Postmaterialism
In sociology, postmaterialism is the transformation of individual values from materalist, physical, and economic to new individual values of autonomy and self-expression. The term was popularized by the political scientist Ronald Inglehart in his 1977 book The Silent Revolution, in which he discovered that the formative affluence experienced by the post-war generations was leading some of them to take their material security for granted and instead place greater importance on non-material goals such as self-expression, autonomy, freedom of speech, gender equality, and environmentalism. Inglehart argued that with increasing prosperity, such postmaterial values would gradually increase in the publics of advanced industrial societies through the process of intergenerational replacement.
The theory of intergenerational change is based on the scarcity hypothesis and the socialization hypothesis. Together, these two hypotheses carry the implication that, given long periods of material affluence, a growing part of society will embrace postmaterialist value systems, an implication that borne out internationally in the 1980s–2000s years of survey data. The postmaterial orientations acquired by each cohort during socialization have been observed to remain remarkably steady over the time-frame of multiple decades, being a more stable value-system in contrast to the more volatile political and social attitudes.

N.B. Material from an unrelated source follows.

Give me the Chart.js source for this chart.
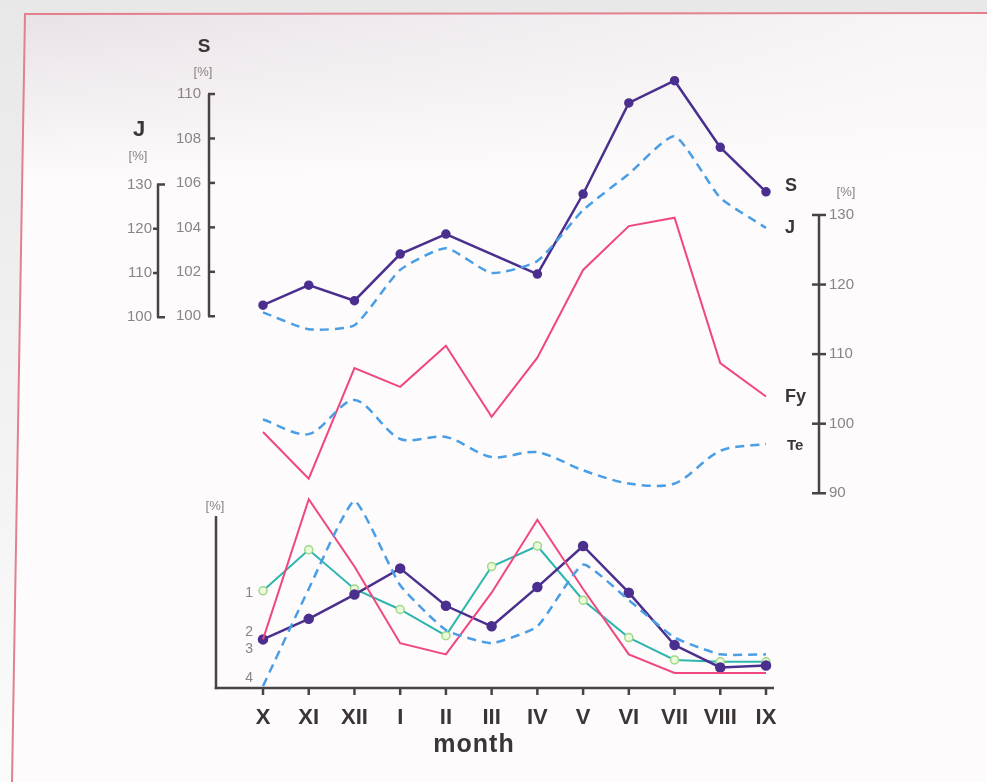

Postmaterialism can be a tool in developing an understanding of modern culture, and is considered in reference of three distinct concepts of materialism. The first kind of materialism, and the one in reference to which it is used most often, refers to economic materialism as a value-system relating to the desire for fulfillment of material needs (such as security, sustenance, and shelter) and an emphasis on material luxuries in a consumerist society. A second referent is the materialist conception of history held by many socialists, most notably Karl Marx and Friedrich Engels, as well as their philosophic concept of dialectical materialism. The third definition of materialism concerns the philosophical argument that matter is the only existing reality. The first concept is sociological, the second is both philosophical and sociological, and the third is philosophical. Depending on which of the three above notions of materialism are being discussed, postmaterialism can be an ontological postmaterialism, an existentialistic postmaterialism, an ethical postmaterialism, or a political-sociological postmaterialism, which is also the best known.